> [Given information]
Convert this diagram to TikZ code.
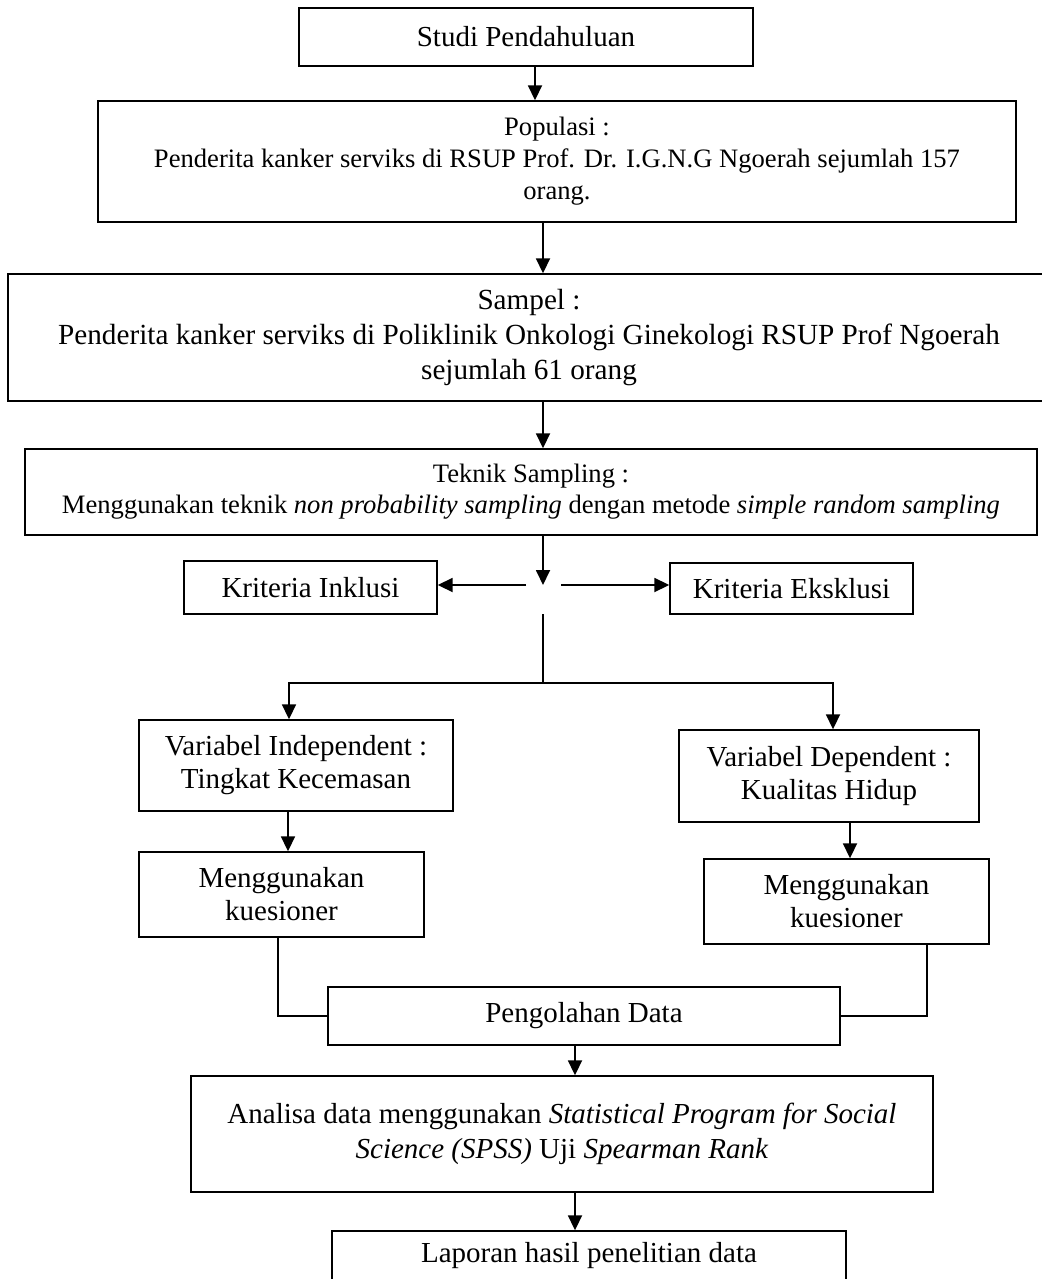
\documentclass[tikz,border=0pt]{standalone}
\usepackage{fontspec}
\setmainfont{Liberation Serif}
\usetikzlibrary{arrows.meta}
\begin{document}
\begin{tikzpicture}[x=0.5pt,y=-0.5pt,
  box/.style={draw=black,line width=0.7pt,align=center,inner sep=0pt,
    font=\fontsize{14.5pt}{16.5pt}\selectfont},
  arr/.style={line width=0.9pt,-{Triangle[length=7.5pt,width=7pt]}},
  ln/.style={line width=0.9pt}]
\useasboundingbox (0,0) rectangle (1041,1279);
% boxes
\node[box,minimum width=227pt,minimum height=29pt] (studi) at (526,37) {Studi Pendahuluan};
\node[box,minimum width=459pt,minimum height=60.5pt,font=\fontsize{13.3pt}{16pt}\selectfont] (pop) at (557,161.5)
  {Populasi :\\Penderita kanker serviks di RSUP Prof. Dr. I.G.N.G Ngoerah sejumlah 157\\orang.};
\node[box,minimum width=521pt,minimum height=63.5pt,font=\fontsize{14.6pt}{17.5pt}\selectfont] (sampel) at (529,337.5)
  {Sampel :\\Penderita kanker serviks di Poliklinik Onkologi Ginekologi RSUP Prof Ngoerah\\sejumlah 61 orang};
\node[box,minimum width=506pt,minimum height=43pt,font=\fontsize{13.3pt}{15.5pt}\selectfont] (teknik) at (531,492)
  {Teknik Sampling :\\Menggunakan teknik \textit{non probability sampling} dengan metode \textit{simple random sampling}};
\node[box,minimum width=126.5pt,minimum height=26.5pt] (inkl) at (310.5,587.5) {Kriteria Inklusi};
\node[box,minimum width=121.5pt,minimum height=25.5pt] (eksk) at (791.5,588.5) {Kriteria Eksklusi};
\node[box,minimum width=157pt,minimum height=45.5pt] (vind) at (296,765.5) {Variabel Independent :\\Tingkat Kecemasan};
\node[box,minimum width=142.5pt,minimum height=42.5pt] (ml) at (281.5,894.5) {Menggunakan\\kuesioner};
\node[box,minimum width=150pt,minimum height=46pt] (vdep) at (829,776) {Variabel Dependent :\\Kualitas Hidup};
\node[box,minimum width=142.5pt,minimum height=42.5pt] (mr) at (846.5,901.5) {Menggunakan\\kuesioner};
\node[box,minimum width=256pt,minimum height=29pt] (peng) at (584,1016) {Pengolahan Data};
\node[box,minimum width=371pt,minimum height=58pt,font=\fontsize{14.5pt}{17.5pt}\selectfont] (anal) at (562,1134)
  {Analisa data menggunakan \textit{Statistical Program for Social}\\\textit{Science (SPSS)} Uji \textit{Spearman Rank}};
\node[box,minimum width=257pt,minimum height=25pt] (lap) at (589,1256) {Laporan hasil penelitian data};
% coordinates
\coordinate (xa) at (535,0);
\coordinate (xb) at (543,0);
\coordinate (j) at (543,585);
\coordinate (jl) at (526,585);
\coordinate (jr) at (561,585);
\coordinate (j2) at (543,614);
\coordinate (j3) at (543,683);
\coordinate (hl) at (289,683);
\coordinate (hr) at (833,683);
\coordinate (xl) at (288,0);
\coordinate (xr) at (850,0);
\coordinate (xml) at (278,0);
\coordinate (xmr) at (927,0);
\coordinate (xp) at (575,0);
% connectors
\draw[arr] (studi.south -| xa) -- (pop.north -| xa);
\draw[arr] (pop.south -| xb) -- (sampel.north -| xb);
\draw[arr] (sampel.south -| xb) -- (teknik.north -| xb);
\draw[arr] (teknik.south -| xb) -- (j);
\draw[arr] (jl) -- (jl -| inkl.east);
\draw[arr] (jr) -- (jr -| eksk.west);
\draw[ln] (j2) -- (j3);
\draw[arr] (j3) -| (vind.north -| hl);
\draw[arr] (j3) -| (vdep.north -| hr);
\draw[arr] (vind.south -| xl) -- (ml.north -| xl);
\draw[arr] (vdep.south -| xr) -- (mr.north -| xr);
\draw[ln] (ml.south -| xml) |- (peng.west);
\draw[ln] (mr.south -| xmr) |- (peng.east);
\draw[arr] (peng.south -| xp) -- (anal.north -| xp);
\draw[arr] (anal.south -| xp) -- (lap.north -| xp);
\end{tikzpicture}
\end{document}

> [Given request] Reproduce each line exactly, please, except for any pictures.

> [Response]
Convert this diagram to TikZ code.
\documentclass[tikz,border=0pt]{standalone}
\usepackage{fontspec}
\setmainfont{Liberation Serif}
\usetikzlibrary{arrows.meta}
\begin{document}
\begin{tikzpicture}[x=0.5pt,y=-0.5pt,
  box/.style={draw=black,line width=0.7pt,align=center,inner sep=0pt,
    font=\fontsize{14.5pt}{16.5pt}\selectfont},
  arr/.style={line width=0.9pt,-{Triangle[length=7.5pt,width=7pt]}},
  ln/.style={line width=0.9pt}]
\useasboundingbox (0,0) rectangle (1041,1279);
% boxes
\node[box,minimum width=227pt,minimum height=29pt] (studi) at (526,37) {Studi Pendahuluan};
\node[box,minimum width=459pt,minimum height=60.5pt,font=\fontsize{13.3pt}{16pt}\selectfont] (pop) at (557,161.5)
  {Populasi :\\Penderita kanker serviks di RSUP Prof. Dr. I.G.N.G Ngoerah sejumlah 157\\orang.};
\node[box,minimum width=521pt,minimum height=63.5pt,font=\fontsize{14.6pt}{17.5pt}\selectfont] (sampel) at (529,337.5)
  {Sampel :\\Penderita kanker serviks di Poliklinik Onkologi Ginekologi RSUP Prof Ngoerah\\sejumlah 61 orang};
\node[box,minimum width=506pt,minimum height=43pt,font=\fontsize{13.3pt}{15.5pt}\selectfont] (teknik) at (531,492)
  {Teknik Sampling :\\Menggunakan teknik \textit{non probability sampling} dengan metode \textit{simple random sampling}};
\node[box,minimum width=126.5pt,minimum height=26.5pt] (inkl) at (310.5,587.5) {Kriteria Inklusi};
\node[box,minimum width=121.5pt,minimum height=25.5pt] (eksk) at (791.5,588.5) {Kriteria Eksklusi};
\node[box,minimum width=157pt,minimum height=45.5pt] (vind) at (296,765.5) {Variabel Independent :\\Tingkat Kecemasan};
\node[box,minimum width=142.5pt,minimum height=42.5pt] (ml) at (281.5,894.5) {Menggunakan\\kuesioner};
\node[box,minimum width=150pt,minimum height=46pt] (vdep) at (829,776) {Variabel Dependent :\\Kualitas Hidup};
\node[box,minimum width=142.5pt,minimum height=42.5pt] (mr) at (846.5,901.5) {Menggunakan\\kuesioner};
\node[box,minimum width=256pt,minimum height=29pt] (peng) at (584,1016) {Pengolahan Data};
\node[box,minimum width=371pt,minimum height=58pt,font=\fontsize{14.5pt}{17.5pt}\selectfont] (anal) at (562,1134)
  {Analisa data menggunakan \textit{Statistical Program for Social}\\\textit{Science (SPSS)} Uji \textit{Spearman Rank}};
\node[box,minimum width=257pt,minimum height=25pt] (lap) at (589,1256) {Laporan hasil penelitian data};
% coordinates
\coordinate (xa) at (535,0);
\coordinate (xb) at (543,0);
\coordinate (j) at (543,585);
\coordinate (jl) at (526,585);
\coordinate (jr) at (561,585);
\coordinate (j2) at (543,614);
\coordinate (j3) at (543,683);
\coordinate (hl) at (289,683);
\coordinate (hr) at (833,683);
\coordinate (xl) at (288,0);
\coordinate (xr) at (850,0);
\coordinate (xml) at (278,0);
\coordinate (xmr) at (927,0);
\coordinate (xp) at (575,0);
% connectors
\draw[arr] (studi.south -| xa) -- (pop.north -| xa);
\draw[arr] (pop.south -| xb) -- (sampel.north -| xb);
\draw[arr] (sampel.south -| xb) -- (teknik.north -| xb);
\draw[arr] (teknik.south -| xb) -- (j);
\draw[arr] (jl) -- (jl -| inkl.east);
\draw[arr] (jr) -- (jr -| eksk.west);
\draw[ln] (j2) -- (j3);
\draw[arr] (j3) -| (vind.north -| hl);
\draw[arr] (j3) -| (vdep.north -| hr);
\draw[arr] (vind.south -| xl) -- (ml.north -| xl);
\draw[arr] (vdep.south -| xr) -- (mr.north -| xr);
\draw[ln] (ml.south -| xml) |- (peng.west);
\draw[ln] (mr.south -| xmr) |- (peng.east);
\draw[arr] (peng.south -| xp) -- (anal.north -| xp);
\draw[arr] (anal.south -| xp) -- (lap.north -| xp);
\end{tikzpicture}
\end{document}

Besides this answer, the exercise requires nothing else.